** WHAT TO PRODUCE **
Go through the listing and return every line with "React" in it.

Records

'''

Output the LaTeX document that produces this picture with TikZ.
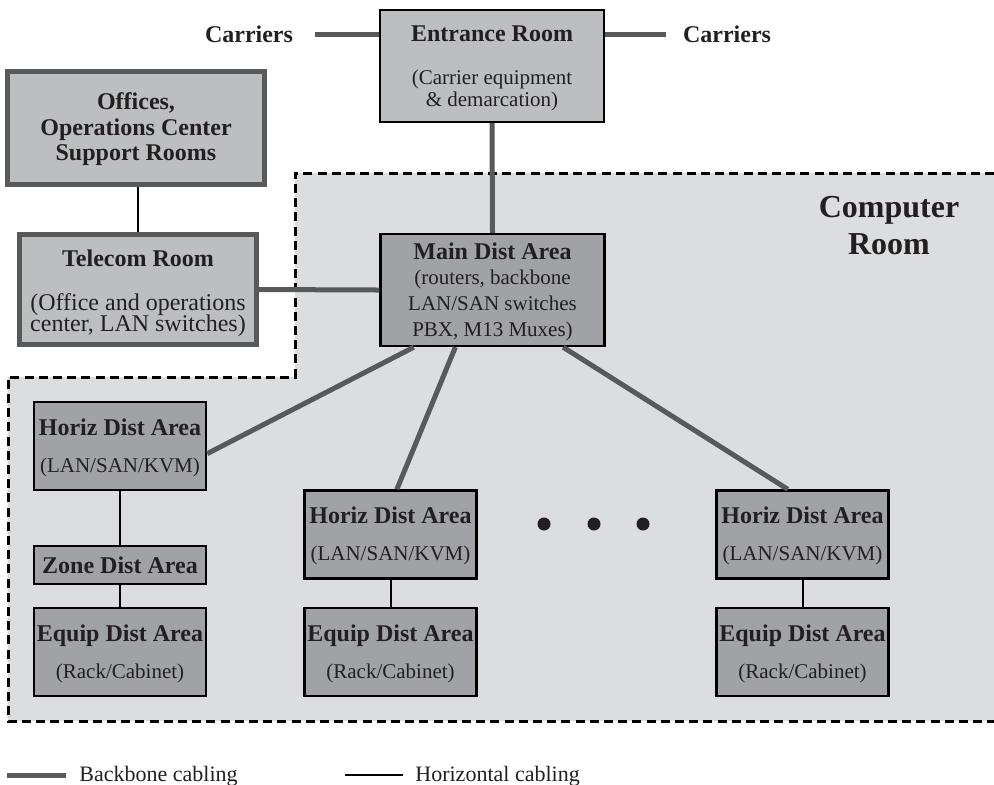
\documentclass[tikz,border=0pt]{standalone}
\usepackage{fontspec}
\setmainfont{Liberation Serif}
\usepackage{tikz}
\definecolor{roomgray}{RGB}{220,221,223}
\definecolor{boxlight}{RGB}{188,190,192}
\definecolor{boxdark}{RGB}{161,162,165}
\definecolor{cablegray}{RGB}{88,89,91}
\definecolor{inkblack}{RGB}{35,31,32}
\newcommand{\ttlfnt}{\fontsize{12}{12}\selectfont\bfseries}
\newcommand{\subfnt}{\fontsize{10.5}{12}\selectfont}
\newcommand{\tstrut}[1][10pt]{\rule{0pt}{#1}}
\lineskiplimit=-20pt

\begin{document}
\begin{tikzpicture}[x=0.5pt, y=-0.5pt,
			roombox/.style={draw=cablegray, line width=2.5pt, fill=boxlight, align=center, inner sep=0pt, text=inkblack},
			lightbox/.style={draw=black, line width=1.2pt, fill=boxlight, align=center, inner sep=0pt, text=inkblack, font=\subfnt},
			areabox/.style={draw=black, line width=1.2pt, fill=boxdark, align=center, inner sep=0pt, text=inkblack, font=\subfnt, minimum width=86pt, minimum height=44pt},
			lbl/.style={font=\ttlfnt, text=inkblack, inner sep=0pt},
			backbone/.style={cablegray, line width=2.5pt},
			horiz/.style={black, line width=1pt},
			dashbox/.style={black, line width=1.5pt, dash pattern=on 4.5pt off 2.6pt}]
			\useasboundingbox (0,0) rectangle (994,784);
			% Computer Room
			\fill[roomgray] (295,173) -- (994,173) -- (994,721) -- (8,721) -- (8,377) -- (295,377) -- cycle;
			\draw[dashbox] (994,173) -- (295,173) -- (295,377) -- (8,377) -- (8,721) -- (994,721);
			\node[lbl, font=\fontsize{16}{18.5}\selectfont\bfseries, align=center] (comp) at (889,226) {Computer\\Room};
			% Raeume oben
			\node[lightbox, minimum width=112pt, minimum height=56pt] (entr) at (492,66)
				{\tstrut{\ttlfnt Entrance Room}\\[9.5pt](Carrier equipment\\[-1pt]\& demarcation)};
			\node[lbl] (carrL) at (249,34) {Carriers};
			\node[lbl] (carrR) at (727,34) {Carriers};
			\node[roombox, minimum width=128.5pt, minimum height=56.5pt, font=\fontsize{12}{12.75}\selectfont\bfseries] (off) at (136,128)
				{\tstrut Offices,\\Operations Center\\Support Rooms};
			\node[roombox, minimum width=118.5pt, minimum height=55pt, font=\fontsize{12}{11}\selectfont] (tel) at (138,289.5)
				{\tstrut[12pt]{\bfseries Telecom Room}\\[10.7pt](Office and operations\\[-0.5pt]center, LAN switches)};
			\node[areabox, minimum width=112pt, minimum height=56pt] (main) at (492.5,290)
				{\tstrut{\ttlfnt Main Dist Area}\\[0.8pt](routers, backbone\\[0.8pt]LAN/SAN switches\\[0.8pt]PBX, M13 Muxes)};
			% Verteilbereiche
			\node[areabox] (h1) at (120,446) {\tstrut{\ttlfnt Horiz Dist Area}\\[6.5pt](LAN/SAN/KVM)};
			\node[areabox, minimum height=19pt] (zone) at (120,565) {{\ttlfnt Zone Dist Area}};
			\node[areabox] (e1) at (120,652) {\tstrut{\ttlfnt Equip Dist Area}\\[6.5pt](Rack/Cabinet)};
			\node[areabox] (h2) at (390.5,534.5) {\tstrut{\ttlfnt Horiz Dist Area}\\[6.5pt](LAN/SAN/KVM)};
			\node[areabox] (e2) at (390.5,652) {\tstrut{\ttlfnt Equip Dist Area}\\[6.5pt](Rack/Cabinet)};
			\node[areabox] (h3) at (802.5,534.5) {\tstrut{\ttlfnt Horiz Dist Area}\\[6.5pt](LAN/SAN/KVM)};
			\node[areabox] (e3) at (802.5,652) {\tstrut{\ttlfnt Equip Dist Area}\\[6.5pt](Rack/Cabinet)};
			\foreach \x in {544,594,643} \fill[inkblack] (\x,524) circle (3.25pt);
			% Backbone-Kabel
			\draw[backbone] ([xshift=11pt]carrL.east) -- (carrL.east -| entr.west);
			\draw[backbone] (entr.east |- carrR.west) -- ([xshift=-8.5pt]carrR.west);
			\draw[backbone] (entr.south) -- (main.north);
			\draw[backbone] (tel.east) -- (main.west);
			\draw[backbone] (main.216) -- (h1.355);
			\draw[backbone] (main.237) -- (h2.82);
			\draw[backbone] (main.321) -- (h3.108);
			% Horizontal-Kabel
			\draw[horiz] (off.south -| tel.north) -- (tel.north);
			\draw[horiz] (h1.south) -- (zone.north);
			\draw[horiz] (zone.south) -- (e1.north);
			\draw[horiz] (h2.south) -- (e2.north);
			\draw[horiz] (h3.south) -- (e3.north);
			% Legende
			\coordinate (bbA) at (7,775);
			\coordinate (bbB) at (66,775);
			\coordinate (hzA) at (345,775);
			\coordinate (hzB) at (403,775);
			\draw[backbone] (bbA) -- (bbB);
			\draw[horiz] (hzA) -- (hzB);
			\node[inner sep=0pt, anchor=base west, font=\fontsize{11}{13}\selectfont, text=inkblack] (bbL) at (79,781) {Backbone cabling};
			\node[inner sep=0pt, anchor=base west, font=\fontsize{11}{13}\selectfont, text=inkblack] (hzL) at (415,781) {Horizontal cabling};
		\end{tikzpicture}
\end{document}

'''
'''

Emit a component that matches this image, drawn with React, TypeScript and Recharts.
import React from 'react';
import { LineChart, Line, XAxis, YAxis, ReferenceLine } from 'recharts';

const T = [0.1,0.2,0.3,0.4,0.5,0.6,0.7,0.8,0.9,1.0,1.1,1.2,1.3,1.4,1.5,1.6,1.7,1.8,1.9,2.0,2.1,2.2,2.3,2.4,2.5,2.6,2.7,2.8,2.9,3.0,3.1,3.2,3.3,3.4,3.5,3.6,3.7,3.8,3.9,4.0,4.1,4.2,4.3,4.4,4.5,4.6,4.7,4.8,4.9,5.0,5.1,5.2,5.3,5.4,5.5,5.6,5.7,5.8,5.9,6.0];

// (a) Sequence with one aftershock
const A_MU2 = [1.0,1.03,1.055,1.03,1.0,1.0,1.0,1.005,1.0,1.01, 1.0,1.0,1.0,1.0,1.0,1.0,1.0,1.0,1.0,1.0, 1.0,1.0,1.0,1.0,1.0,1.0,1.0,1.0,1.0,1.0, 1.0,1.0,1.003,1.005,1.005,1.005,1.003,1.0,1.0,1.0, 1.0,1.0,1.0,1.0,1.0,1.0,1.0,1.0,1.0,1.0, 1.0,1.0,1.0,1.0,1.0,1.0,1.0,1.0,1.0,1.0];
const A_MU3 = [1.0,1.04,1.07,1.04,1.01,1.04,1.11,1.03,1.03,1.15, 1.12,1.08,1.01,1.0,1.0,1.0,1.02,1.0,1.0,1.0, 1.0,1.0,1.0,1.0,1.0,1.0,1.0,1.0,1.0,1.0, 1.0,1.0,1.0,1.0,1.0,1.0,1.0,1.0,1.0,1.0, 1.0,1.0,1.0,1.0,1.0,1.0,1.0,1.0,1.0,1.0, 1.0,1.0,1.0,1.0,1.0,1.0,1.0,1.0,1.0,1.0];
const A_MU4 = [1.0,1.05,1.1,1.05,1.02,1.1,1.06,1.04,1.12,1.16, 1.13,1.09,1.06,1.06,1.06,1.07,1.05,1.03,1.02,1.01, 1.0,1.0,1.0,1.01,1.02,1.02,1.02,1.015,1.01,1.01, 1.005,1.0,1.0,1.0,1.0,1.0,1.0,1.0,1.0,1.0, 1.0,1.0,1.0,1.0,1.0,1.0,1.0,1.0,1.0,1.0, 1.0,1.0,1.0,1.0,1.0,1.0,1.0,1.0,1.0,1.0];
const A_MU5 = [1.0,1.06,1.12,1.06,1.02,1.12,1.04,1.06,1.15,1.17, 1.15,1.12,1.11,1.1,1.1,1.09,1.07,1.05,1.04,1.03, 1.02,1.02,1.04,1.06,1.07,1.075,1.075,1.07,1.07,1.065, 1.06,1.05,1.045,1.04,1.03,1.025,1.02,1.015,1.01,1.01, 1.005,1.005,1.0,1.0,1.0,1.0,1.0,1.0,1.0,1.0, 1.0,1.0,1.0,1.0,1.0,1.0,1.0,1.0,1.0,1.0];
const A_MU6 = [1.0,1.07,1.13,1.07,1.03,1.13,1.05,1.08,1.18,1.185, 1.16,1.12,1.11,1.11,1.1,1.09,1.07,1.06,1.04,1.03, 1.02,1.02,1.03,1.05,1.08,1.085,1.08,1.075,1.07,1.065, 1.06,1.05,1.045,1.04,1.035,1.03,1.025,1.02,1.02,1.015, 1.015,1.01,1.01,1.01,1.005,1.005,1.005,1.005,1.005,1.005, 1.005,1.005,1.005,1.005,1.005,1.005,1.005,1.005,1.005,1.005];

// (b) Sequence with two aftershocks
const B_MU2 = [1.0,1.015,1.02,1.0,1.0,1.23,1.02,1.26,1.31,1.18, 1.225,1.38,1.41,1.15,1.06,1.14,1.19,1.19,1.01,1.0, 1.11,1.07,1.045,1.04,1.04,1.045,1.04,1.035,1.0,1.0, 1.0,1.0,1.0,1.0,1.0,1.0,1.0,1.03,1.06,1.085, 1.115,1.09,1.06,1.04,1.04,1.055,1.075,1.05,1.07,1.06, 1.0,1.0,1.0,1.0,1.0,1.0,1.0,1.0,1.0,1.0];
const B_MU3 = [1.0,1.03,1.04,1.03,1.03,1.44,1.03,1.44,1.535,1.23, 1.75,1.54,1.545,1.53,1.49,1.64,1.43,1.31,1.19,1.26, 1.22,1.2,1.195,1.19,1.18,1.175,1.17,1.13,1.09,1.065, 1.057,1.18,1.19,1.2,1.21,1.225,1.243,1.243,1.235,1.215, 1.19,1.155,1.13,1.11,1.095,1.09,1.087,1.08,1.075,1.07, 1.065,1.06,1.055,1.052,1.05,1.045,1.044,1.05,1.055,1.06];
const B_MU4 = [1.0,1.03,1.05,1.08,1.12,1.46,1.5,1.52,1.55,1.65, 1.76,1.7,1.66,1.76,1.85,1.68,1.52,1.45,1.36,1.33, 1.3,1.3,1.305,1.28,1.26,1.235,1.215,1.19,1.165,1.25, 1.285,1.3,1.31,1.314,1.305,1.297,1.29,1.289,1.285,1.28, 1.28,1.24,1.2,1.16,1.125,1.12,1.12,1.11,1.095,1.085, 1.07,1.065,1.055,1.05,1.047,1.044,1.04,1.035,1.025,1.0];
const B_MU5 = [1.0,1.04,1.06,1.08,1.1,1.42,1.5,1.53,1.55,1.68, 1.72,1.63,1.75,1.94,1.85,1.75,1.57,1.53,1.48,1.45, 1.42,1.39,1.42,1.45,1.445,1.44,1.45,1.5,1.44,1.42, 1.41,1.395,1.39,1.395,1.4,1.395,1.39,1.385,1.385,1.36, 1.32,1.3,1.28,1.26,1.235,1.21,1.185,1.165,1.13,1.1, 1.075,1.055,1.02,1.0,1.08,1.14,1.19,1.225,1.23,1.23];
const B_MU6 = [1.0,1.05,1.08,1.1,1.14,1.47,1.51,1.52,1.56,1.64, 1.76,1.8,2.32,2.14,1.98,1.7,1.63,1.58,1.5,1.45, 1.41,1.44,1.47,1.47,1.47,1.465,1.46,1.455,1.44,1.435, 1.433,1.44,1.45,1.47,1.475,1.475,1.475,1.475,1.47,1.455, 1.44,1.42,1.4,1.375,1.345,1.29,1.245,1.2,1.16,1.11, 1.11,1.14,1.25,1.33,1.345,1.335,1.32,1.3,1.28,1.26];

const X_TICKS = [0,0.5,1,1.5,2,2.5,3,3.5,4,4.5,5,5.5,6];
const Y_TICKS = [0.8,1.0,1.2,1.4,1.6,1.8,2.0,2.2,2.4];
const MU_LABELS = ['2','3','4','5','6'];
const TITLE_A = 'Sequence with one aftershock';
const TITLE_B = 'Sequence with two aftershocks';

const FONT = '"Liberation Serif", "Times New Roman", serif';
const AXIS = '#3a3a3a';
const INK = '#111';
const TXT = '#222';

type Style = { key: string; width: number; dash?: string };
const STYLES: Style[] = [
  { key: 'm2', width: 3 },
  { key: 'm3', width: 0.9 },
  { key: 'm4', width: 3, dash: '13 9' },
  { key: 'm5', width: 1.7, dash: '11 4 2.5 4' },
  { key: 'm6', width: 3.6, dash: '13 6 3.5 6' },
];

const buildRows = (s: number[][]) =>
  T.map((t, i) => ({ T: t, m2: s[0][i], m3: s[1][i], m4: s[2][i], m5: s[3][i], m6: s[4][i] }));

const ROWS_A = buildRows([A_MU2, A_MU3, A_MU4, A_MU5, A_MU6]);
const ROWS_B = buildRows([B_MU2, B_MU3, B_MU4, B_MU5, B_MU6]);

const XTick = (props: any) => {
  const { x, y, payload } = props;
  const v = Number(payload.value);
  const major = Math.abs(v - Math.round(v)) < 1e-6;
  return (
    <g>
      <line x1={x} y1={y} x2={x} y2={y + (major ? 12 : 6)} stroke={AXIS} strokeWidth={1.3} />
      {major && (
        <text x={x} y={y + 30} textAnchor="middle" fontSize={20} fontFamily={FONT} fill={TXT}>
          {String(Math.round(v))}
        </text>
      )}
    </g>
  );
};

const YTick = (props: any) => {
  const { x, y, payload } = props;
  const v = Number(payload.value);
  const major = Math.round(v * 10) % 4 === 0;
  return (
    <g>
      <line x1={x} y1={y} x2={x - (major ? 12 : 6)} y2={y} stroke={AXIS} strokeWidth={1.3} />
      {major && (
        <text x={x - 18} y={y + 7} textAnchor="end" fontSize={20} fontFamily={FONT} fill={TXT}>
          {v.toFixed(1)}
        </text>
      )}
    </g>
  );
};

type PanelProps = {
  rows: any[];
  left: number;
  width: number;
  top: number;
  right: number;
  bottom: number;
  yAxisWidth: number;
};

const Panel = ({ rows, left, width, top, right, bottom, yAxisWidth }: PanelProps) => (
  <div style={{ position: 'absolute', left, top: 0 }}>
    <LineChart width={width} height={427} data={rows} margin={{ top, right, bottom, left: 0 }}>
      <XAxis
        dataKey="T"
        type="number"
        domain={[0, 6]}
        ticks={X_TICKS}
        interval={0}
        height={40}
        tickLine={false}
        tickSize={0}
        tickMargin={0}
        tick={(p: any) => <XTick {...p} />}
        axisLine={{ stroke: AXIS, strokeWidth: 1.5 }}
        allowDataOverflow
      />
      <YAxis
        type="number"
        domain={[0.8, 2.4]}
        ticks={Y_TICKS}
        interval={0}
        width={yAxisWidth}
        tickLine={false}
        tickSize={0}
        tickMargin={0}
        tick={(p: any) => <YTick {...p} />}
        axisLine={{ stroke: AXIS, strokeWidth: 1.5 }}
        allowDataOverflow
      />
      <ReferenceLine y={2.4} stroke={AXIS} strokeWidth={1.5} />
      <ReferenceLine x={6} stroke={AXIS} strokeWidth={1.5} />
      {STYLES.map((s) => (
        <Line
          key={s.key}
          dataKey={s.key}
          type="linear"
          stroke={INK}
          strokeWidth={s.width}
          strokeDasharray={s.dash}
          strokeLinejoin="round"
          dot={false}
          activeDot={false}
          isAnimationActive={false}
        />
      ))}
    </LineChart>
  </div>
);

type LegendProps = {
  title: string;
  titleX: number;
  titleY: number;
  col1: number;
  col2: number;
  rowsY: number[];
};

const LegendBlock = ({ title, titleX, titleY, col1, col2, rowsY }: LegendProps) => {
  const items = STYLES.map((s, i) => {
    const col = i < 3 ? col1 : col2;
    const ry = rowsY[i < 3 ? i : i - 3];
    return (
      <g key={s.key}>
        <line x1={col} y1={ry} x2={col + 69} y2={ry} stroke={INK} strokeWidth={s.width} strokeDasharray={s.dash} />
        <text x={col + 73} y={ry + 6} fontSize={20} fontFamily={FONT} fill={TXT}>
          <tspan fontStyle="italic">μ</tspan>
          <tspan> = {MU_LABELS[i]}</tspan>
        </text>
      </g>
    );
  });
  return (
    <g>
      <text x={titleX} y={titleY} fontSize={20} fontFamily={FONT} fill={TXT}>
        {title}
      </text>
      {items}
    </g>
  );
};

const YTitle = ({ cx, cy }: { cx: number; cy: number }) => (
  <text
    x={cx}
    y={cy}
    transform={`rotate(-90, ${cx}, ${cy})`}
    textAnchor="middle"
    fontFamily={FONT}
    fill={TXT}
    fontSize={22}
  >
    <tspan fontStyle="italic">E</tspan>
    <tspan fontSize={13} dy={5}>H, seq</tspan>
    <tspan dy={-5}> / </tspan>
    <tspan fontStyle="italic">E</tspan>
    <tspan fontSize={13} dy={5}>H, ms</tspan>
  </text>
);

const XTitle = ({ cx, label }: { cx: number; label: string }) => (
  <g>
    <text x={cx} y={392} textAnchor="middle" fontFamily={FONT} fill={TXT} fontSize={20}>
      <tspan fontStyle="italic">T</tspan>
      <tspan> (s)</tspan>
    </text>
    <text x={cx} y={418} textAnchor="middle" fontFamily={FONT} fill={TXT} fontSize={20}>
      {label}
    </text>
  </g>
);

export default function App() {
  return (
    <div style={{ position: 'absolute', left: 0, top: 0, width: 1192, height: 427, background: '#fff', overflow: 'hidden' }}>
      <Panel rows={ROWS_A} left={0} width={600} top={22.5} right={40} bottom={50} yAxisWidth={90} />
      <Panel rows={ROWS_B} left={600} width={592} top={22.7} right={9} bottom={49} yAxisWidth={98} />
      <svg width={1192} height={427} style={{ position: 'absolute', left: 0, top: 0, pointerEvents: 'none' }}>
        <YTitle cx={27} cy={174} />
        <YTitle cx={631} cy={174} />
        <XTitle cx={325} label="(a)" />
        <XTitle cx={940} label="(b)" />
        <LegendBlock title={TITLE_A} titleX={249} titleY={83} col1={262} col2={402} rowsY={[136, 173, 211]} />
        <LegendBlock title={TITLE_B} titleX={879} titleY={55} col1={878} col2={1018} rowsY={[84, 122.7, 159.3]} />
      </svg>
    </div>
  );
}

'''
'''

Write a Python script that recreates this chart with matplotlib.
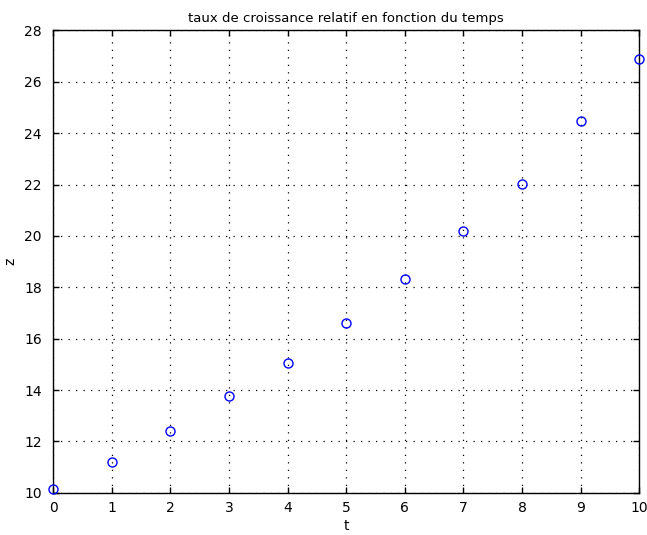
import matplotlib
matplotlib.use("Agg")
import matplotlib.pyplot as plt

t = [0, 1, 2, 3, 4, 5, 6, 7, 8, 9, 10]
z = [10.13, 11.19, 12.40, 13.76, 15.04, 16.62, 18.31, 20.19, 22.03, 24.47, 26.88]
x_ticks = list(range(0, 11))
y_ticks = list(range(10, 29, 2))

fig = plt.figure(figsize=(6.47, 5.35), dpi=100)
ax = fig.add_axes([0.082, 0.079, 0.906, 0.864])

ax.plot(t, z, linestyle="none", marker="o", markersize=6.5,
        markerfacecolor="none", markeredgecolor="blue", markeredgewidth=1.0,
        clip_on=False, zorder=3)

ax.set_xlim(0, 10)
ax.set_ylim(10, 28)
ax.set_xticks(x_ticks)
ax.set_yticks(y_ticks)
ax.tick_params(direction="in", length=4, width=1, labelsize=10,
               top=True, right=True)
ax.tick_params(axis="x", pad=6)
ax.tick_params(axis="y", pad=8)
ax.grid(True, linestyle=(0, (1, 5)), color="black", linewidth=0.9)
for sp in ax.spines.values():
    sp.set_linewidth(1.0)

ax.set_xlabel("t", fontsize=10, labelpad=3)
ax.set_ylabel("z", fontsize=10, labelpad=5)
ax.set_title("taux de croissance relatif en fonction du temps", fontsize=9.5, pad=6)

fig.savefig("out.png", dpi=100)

'''

** WRITTEN SOLUTION **
Emit a component that matches this image, drawn with React, TypeScript and Recharts.
import React from 'react';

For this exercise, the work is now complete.